3. Only gospel-grounded, Spirit-fueled obedience glorifies God. 

The Protestant Reformers had heard the criticism that preaching justification by grace alone, through faith alone, in Christ alone would make people complacent in sin and lethargic in pursuing love and holiness. They responded that it is only faith that rests its assurance in Christ that makes possible obedience that flows from love for God rather than self-interest. The Belgic Confession affirms, “…far from making people cold toward living in a pious and godly way, this justifying faith…so works within them that apart from it they will never do a thing out of love for God but only out of love for themselves and fear of being condemned” (Article 24). Obedience that is not grounded in the gospel and the assurance that it provides is just another way we love ourselves, not God.

Grateful, gospel motivation and the Spirit’s power converge to produce God-glorifying living, according to Paul:

There is therefore now no condemnation for those who are in Christ Jesus. For the law of the Spirit of life has set you free in Christ Jesus from the law of sin and death. For God has done what the law, weakened by the flesh, could not do. By sending his own Son in the likeness of sinful flesh and for sin, he condemned sin in the flesh, in order that the righteous requirement of the law might be fulfilled in us, who walk not according to the flesh but according to the Spirit. Rom. 8:1-4

By sending his Son to bear our condemnation, God achieved something that his own law, as directives for living, was not designed to do. He gives us a fresh motive for obedience, spontaneous love, in response to his prior and costly love. And God’s justifying verdict over us is accompanied by his Spirit’s sanctifying presence and power in us. So we now “walk” (behave) in ways that begin to fulfill the law’s righteous requirement. And the law “comes into its own,” showing us what a life of love for God and neighbor looks like in “practical application” terms (see Rom. 13:8-10).

4. Christians need help “connecting the dots” between God’s gracious gospel and our grateful response.

Shall we conclude from the previous point that the only application that any sermon needs is, “Trust Jesus, giving thanks that he obeyed where you could not and cannot, that his death covers your blemished record…again and again and again?” If gratitude for grace and the Spirit’s powerful presence converge to produce a new “walk” (a pattern of living that fits the Bible’s many commands), shouldn’t preachers simply call hearers to trust Jesus, the comprehensive Savior? Can’t pastors leave it to the Holy Spirit to “apply” his Word personally, showing each believer the shape of obedience in his or her life?
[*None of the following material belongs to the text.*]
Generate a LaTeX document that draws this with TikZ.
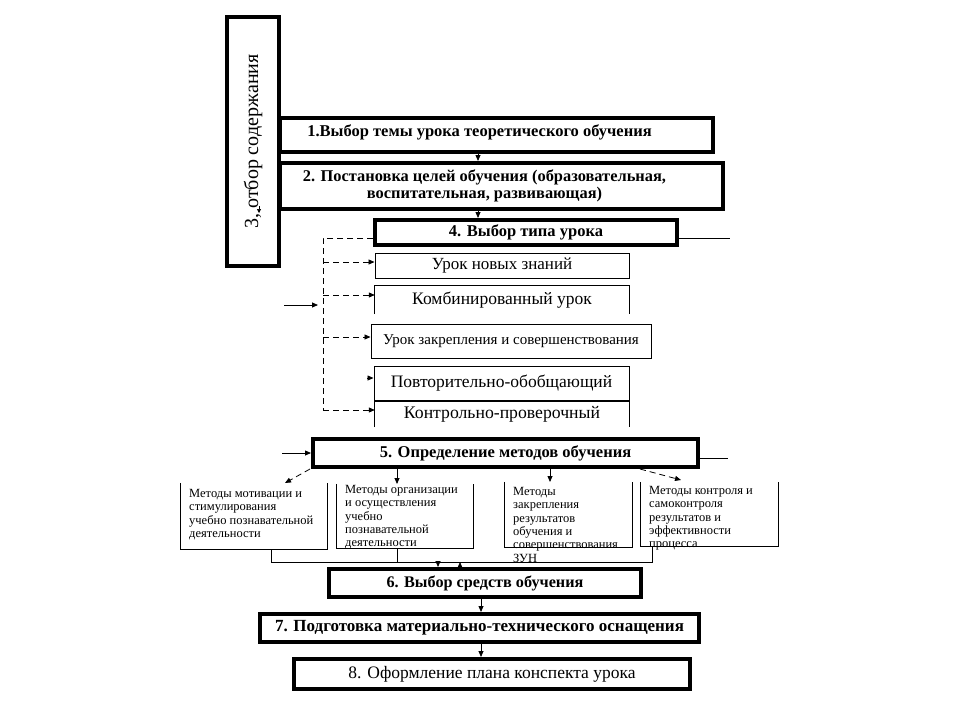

No. The New Testament epistles show that believers need help “connecting the dots” between God’s gracious work in Christ (indicative) and the response that such mercy must evoke from us (imperative). Without shifting from their gospel foundation, the apostles make clear that behavior befitting God’s gracious call and initiative in Christ (Eph. 4:1) means:

  • Tell the truth instead of lying (v. 25)
  • Resolve conflict quickly and kindly (vv. 26-27, 30-32; 5:1-2)
  • Instead of stealing, work to give to others (v. 28)
  • Choose graceful instead of corrosive words (v. 28)
  • Break free from enslavement to sexual impurity, because you are heirs in Christ’s kingdom (5:3-5).

If the Ephesian Christians could connect all these dots instinctively, Paul could have ended his epistle at 4:1. But they needed—and we need—his application of the good news that we have been reconciled to God and each other in the body of Christ (2:16) and created anew in Christ Jesus to “walk” in good works (2:10). Likewise, Christians at Corinth apparently reduced the gospel of grace to a bumper sticker slogan: “All things are lawful” (1 Cor. 6:12; 10:23). So they needed Pastor Paul to “connect the dots” between Christ’s cross and their sexuality: “You are not your own, for you were bought with a price” (What a price!). “So glorify God in your body” (6:19-20).

That is gospel application in preaching, simultaneously saturated with thankful wonder for the complete rescue Jesus has achieved and is applying by his Spirit through his Word, and uncomfortably specific to the nitty-gritty temptations of everyday life. Preachers, is this the sort of application you are providing God’s people? Believers, is this the kind of application that you are hungry to hear from the pulpit, Sunday by Sunday?